The U.S. Department of Homeland Security, or DHS, is conducting an investigation to study the susceptibility of medical devices and hospital equipment to cybercrime, a report said Wednesday, citing a senior official who revealed that the investigation is based on about two dozen cases of possible cybersecurity flaws.
The devices that are being inspected by the agency’s Industrial Control Systems Cyber Emergency Response Team, or ICS-CERT, include an infusion pump from Hospira and implantable heart devices from Medtronic and St Jude Medical, Reuters reported. Although there have been no reported instances of hackers using these devices to attack patients, the U.S. government is concerned that hackers may try to access the products remotely.

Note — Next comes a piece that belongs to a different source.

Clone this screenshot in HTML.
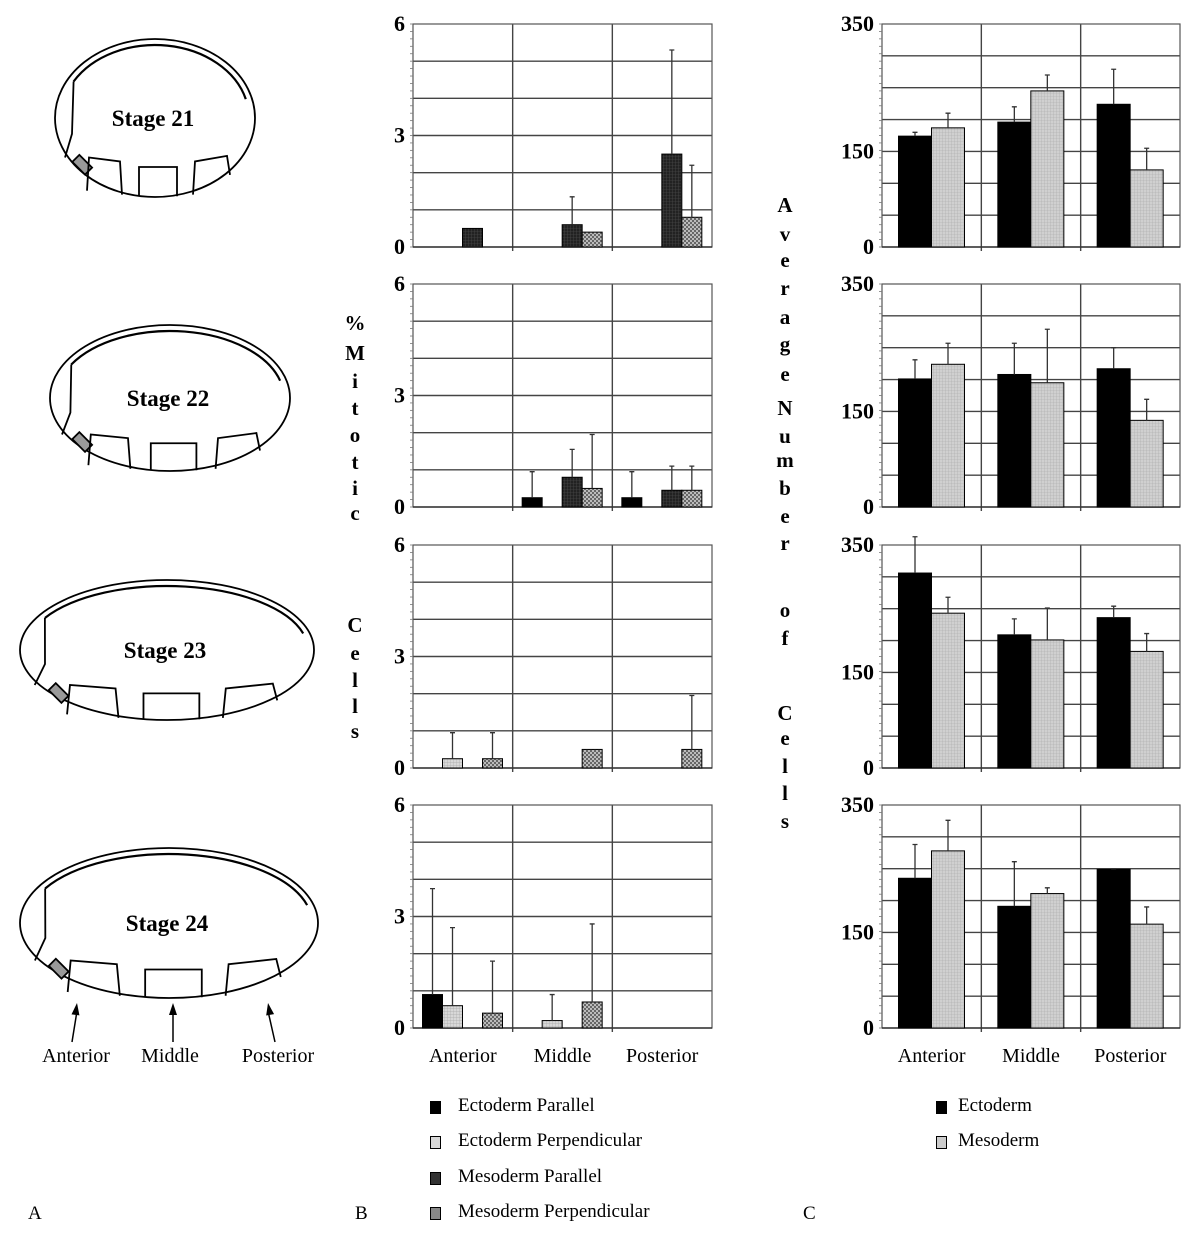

After gaining control remotely, hackers can instruct an infusion pump to overdose a patient with drugs, or force a heart implant device to deliver a deadly jolt of electricity, Reuters reported, citing the sources.
“These are the things that shows like 'Homeland' are built from,” the DHS official told Reuters, referring to the American political thriller television series in which a fictional vice president of the U.S. is assassinated by hacking into his pacemaker.
“It isn't out of the realm of the possible to cause severe injury or death,” the official said, adding that the agency is working with manufacturers to detect and fix software vulnerabilities that could help hackers access confidential data and control medical devices.
The latest probe comes after the U.S. Food and Drug Administration, or FDA, recently announced guidelines for manufacturers and health care providers to increase security in medical devices.
“The conventional wisdom in the past was that products only had to be protected from unintentional threats. Now they also have to be protected from intentional threats too,” William Maisel, chief scientist at the FDA's Center for Devices and Radiological Health, told Reuters, without commenting on the DHS probe.